The warmer seasons bring out the sun, smiles and….paralysis ticks!

The paralysis tick may be small but it can cause huge problems for your pet in the Newcastle area. Once attached to a host it produces a potent toxin that can cause potentially fatal paralysis in dogs and cats.

Being located on the east coast of Australia, Kotara ticks all the boxes for this pest, as it loves warm, humid conditions. Consequently, as local pet owners, is it essential that you are aware of paralysis ticks, and to how to best safeguard your pet.

What does the paralysis ticks look like?

They have eight legs, are blue to light grey in colour and can grow from 2mm in diameter to over 1cm in diameter (when engorged with blood).

How can I protect my pet?

Talk to the Dr Paws Kotara veterinarians about the tick control treatments for your pet. It is important to speak to professional and purchase the right treatment, as some dog products are highly toxic to cats.

Tick control products do help minimise the risk of your pet picking up a tick, however they do not provide 100 per cent protection. Therefore, it important to take other preventative action, and know what to do if something does happen.

You can also discuss tick removal during your consultation. There are certain tools that can be purchased for “home” tick removal but this is something to be discussed with a professional.

Below are some further helpful tick tips.

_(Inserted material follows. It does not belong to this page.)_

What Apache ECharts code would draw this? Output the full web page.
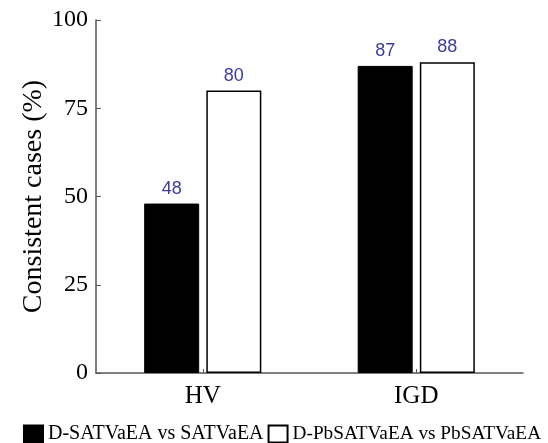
<!DOCTYPE html>
<html><head><meta charset="utf-8">
<script src="https://cdn.jsdelivr.net/npm/echarts@6/dist/echarts.min.js"></script>
<style>html,body{margin:0;padding:0;background:#fff}#c{width:548px;height:443px}</style>
</head><body><div id="c"></div>
<script>
const categories = ['HV', 'IGD'];
const seriesNames = ['D-SATVaEA vs SATVaEA', 'D-PbSATVaEA vs PbSATVaEA'];
const valuesA = [48, 87];
const valuesB = [80, 88];
const yTicks = [0, 25, 50, 75, 100];

const chart = echarts.init(document.getElementById('c'));
const serif = 'Liberation Serif';
const labelStyle = {show: true, position: 'top', distance: 6, color: '#3c3ca0', fontFamily: 'Liberation Sans', fontSize: 18};
chart.setOption({
  animation: false,
  grid: {left: 96, top: 20, right: 25, bottom: 70},
  legend: {
    bottom: -1, left: 18, itemWidth: 19, itemHeight: 17, itemGap: 4,
    padding: [0, 5, 0, 5],
    icon: 'rect',
    textStyle: {fontFamily: serif, fontSize: 20, color: '#000'},
    data: [
      {name: seriesNames[0], textStyle: {fontSize: 20}},
      {name: seriesNames[1], textStyle: {fontSize: 19.3}}
    ]
  },
  xAxis: {
    type: 'category', data: categories,
    axisLine: {lineStyle: {color: '#555', width: 1.5}},
    axisTick: {show: true, inside: true, alignWithLabel: true, length: 4, lineStyle: {color: '#555'}},
    axisLabel: {fontFamily: serif, fontSize: 25, color: '#000', margin: 11}
  },
  yAxis: {
    type: 'value', min: yTicks[0], max: yTicks[yTicks.length-1], interval: 25,
    name: 'Consistent cases (%)', nameLocation: 'middle', nameGap: 48,
    nameMoveOverlap: false,
    nameTextStyle: {fontFamily: serif, fontSize: 28, color: '#000'},
    axisLine: {show: true, lineStyle: {color: '#555', width: 1.5}},
    axisTick: {show: true, inside: true, length: 5, lineStyle: {color: '#555'}},
    axisLabel: {fontFamily: serif, fontSize: 24, color: '#000', margin: 8},
    splitLine: {show: false}
  },
  series: [
    {name: seriesNames[0], type: 'bar', data: valuesA, barWidth: 55, barGap: '13%',
     itemStyle: {color: '#000', borderColor: '#000', borderWidth: 1}, label: labelStyle},
    {name: seriesNames[1], type: 'bar', data: valuesB, barWidth: 55,
     itemStyle: {color: '#fff', borderColor: '#000', borderWidth: 1.5}, label: labelStyle}
  ]
});
</script></body></html>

Try to avoid tick habitat:

  • Don’t take your dog walking in bush or scrub areas as these places are home to native animals, who are natural tick hosts
  • Keep lawns and shrubs trimmed short
  • Remove compost matter from your backyard

Frequently check your pet’s skin:

  • Remove collars
  • Check their entire body
  • Pay close attention to the body from the front legs onwards as the armpits, neck, face and ears in particular are heaven for ticks
  • Look for red, raised or thickened areas of skin
  • Feel for small, wart sized or lumps
  • If you do find a tick, don’t stop looking! If there is one tick, there are likely to be more…        

What are the symptoms of tick paralysis?

  • Wobbly back legs
  • Difficulty rising from the ground
  • A change in the sound of their bark or meow
  • Coughing
  • Vomiting
  • Drooling
  • Loss of appetite
  • Difficulty breathing
  • Quicken breath
  • Grunting noises
  • Any other out of character behaviour

What should you do if I find a tick or my pet shows symptoms?

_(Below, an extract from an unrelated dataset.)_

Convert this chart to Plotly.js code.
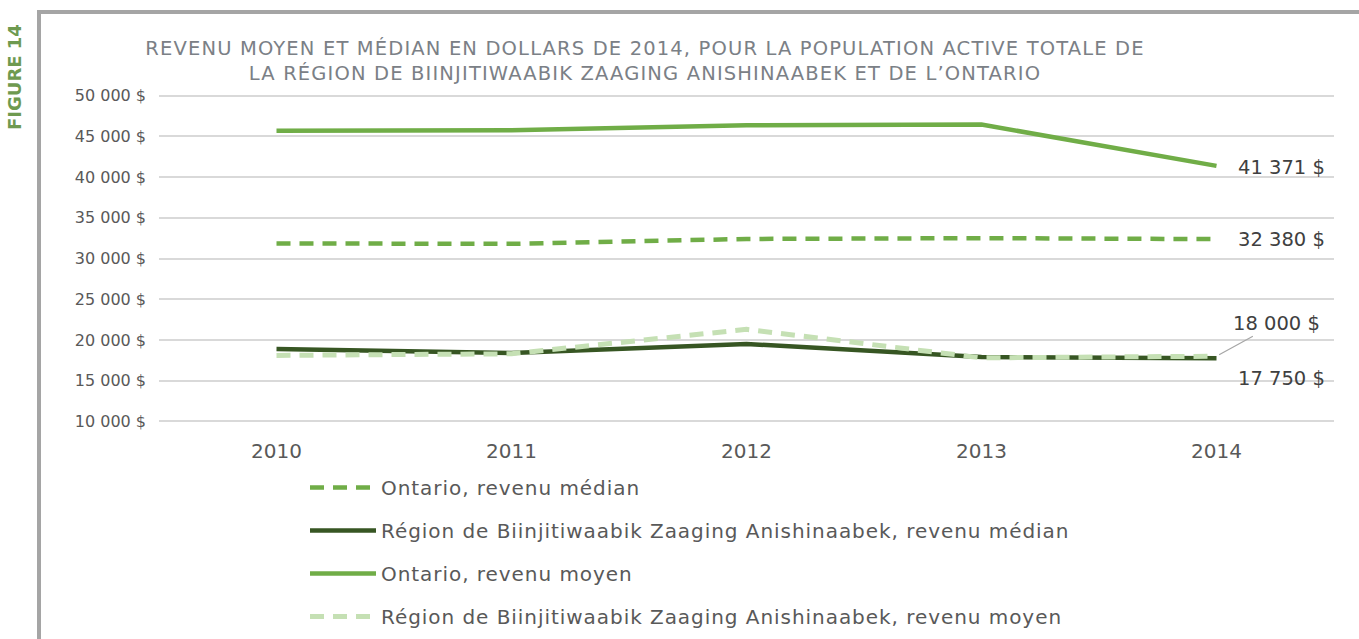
<!DOCTYPE html>
<html><head><meta charset="utf-8">
<script src="https://cdn.plot.ly/plotly-3.0.1.min.js"></script>
<style>
html,body{margin:0;padding:0;background:#fff;}
#wrap{position:relative;width:1359px;height:639px;overflow:hidden;}
#frame{position:absolute;left:37px;top:10px;width:1400px;height:700px;border-left:4px solid #a5a5a5;border-top:4px solid #a5a5a5;box-sizing:border-box;}
#chart{position:absolute;left:0;top:0;width:1359px;height:639px;}
.gtitle{letter-spacing:1.15px;}
.legendtext{letter-spacing:0.95px;}
</style></head>
<body><div id="wrap"><div id="frame"></div><div id="chart"></div></div>
<script>
const years = ['2010','2011','2012','2013','2014'];
const ontarioMedian = [31850, 31800, 32400, 32500, 32380];
const regionMedian = [18900, 18400, 19500, 17900, 17750];
const ontarioMean = [45700, 45750, 46350, 46450, 41371];
const regionMean = [18100, 18300, 21300, 17800, 18000];
const seriesNames = [
  'Ontario, revenu médian',
  'Région de Biinjitiwaabik Zaaging Anishinaabek, revenu médian',
  'Ontario, revenu moyen',
  'Région de Biinjitiwaabik Zaaging Anishinaabek, revenu moyen'
];
const yTicks = [10000,15000,20000,25000,30000,35000,40000,45000,50000];
const yTickText = ['10 000 $','15 000 $','20 000 $','25 000 $','30 000 $','35 000 $','40 000 $','45 000 $','50 000 $'];
const titleText = 'REVENU MOYEN ET MÉDIAN EN DOLLARS DE 2014, POUR LA POPULATION ACTIVE TOTALE DE<br>LA RÉGION DE BIINJITIWAABIK ZAAGING ANISHINAABEK ET DE L’ONTARIO';

const F = '"DejaVu Sans", sans-serif';
const txt = '#595959';

const traces = [
  {x: years, y: ontarioMedian, name: seriesNames[0], mode:'lines', legendgroup:'a',
   line:{color:'#70ad47', width:4.5, dash:'14px,9px'}},
  {x: years, y: regionMedian, name: seriesNames[1], mode:'lines', legendgroup:'b',
   line:{color:'#375623', width:4.5}},
  {x: years, y: ontarioMean, name: seriesNames[2], mode:'lines', legendgroup:'c',
   line:{color:'#70ad47', width:4.5}},
  {x: years, y: regionMean, name: seriesNames[3], mode:'lines', legendgroup:'d',
   line:{color:'#c5e0b4', width:5, dash:'14px,9px'}}
];

function fmt(v){ return String(v).replace(/\B(?=(\d{3})+(?!\d))/g,' ') + ' $'; }

const PT = 94, PB = 423, PH = PB - PT;
const layout = {
  width:1359, height:639,
  margin:{l:159, r:25, t:PT, b:639-PB, autoexpand:false},
  paper_bgcolor:'rgba(0,0,0,0)', plot_bgcolor:'rgba(0,0,0,0)',
  font:{family:F, color:txt},
  title:{text:titleText, font:{family:F, size:19.5, color:'#7b8086'},
    xref:'container', x:645/1359, xanchor:'center', yref:'container', y:1-55/639, yanchor:'top'},
  xaxis:{type:'category', range:[-0.5,4.5], showgrid:false, zeroline:false, showline:false,
    ticks:'', tickfont:{size:20, color:txt, family:F}, ticklabelstandoff:14, fixedrange:true},
  yaxis:{range:[9800,50200], tickvals:yTicks, ticktext:yTickText, showgrid:true,
    gridcolor:'#d9d9d9', gridwidth:2, zeroline:false, showline:false, ticks:'',
    tickfont:{size:16, color:txt, family:F}, ticklabelstandoff:12, fixedrange:true},
  showlegend:true,
  legend:{orientation:'v', xref:'paper', x:(305-159)/1175, xanchor:'left',
    yref:'paper', y:-(468-PB)/PH, yanchor:'top',
    font:{size:20, color:txt, family:F}, tracegroupgap:14, itemwidth:66, bgcolor:'rgba(0,0,0,0)'},
  annotations:[
    {xref:'x', yref:'y', x:4, y:ontarioMean[4], text:fmt(ontarioMean[4]), showarrow:false,
     xanchor:'left', xshift:19, yshift:-2, font:{size:19.5, color:'#404040'}},
    {xref:'x', yref:'y', x:4, y:ontarioMedian[4], text:fmt(ontarioMedian[4]), showarrow:false,
     xanchor:'left', xshift:19, yshift:0, font:{size:19.5, color:'#404040'}},
    {xref:'x', yref:'y', x:4, y:regionMean[4], text:fmt(regionMean[4]), showarrow:true,
     arrowhead:0, arrowwidth:1.2, arrowcolor:'#a6a6a6', ax:60, ay:-33, standoff:3,
     font:{size:19.5, color:'#404040'}},
    {xref:'x', yref:'y', x:4, y:regionMedian[4], text:fmt(regionMedian[4]), showarrow:false,
     xanchor:'left', xshift:19, yshift:-20, font:{size:19.5, color:'#404040'}},
    {xref:'paper', yref:'paper', x:(15-159)/1175, y:(PB-77)/PH, text:'<b>FIGURE 14</b>',
     textangle:-90, showarrow:false, xanchor:'center', yanchor:'middle',
     font:{size:18, color:'#6e9a50', family:F}}
  ]
};
Plotly.newPlot('chart', traces, layout, {displayModeBar:false, staticPlot:true});
</script></body></html>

Bring you pet into our clinic as soon as possible.

If a tick is found it should be removed immediately, either by yourself (if this is something you have discussed previously during a consultation) or by one of our Dr Paws veterinarians. The aim to quickly but carefully remove the tick by it’s head, which is the point of their attachment to the skin, so a confident hand should do it!

On the way to Dr Paws Kotara:

Keep your pet calm

Make sure your pet remains at a comfortable temperature (not too hot or cold)

Do not offer food or water, the tick’s toxin can affect the airways.

Paralysis ticks have the potential to cause great harm to pets, and distress for Pet Parents. We are here to help, so if you have any further questions or want further information about tick paralysis prevention, please feel free pop into the clinic, or give us a call on 02 4047 9910.

We are your partner in petcare!

 

For more information, please contact us at Dr Paws Kotara.

We are conveniently located opposite Westfield Kotara - the pawfect location for Newcastle pet parents living in Kotara, Kotara South, Adamstown, New Lambton, Charlestown and surrounding areas!

3 Comments
Michael lane

Can u save dogs who have the ticks

Sat Nov 2016
Dr Paws Kotara

I apologise for the delay in responding. We were not yet open when this question was posted.

Yes, we can do much for animals that have been bitten by a paralysis tick. The sooner you bring your pet in the more likely we will have the best possible outcome.

Wed Jan 2017
Amanda

Can a dogs symptoms get better before getting worse if bitten by tick?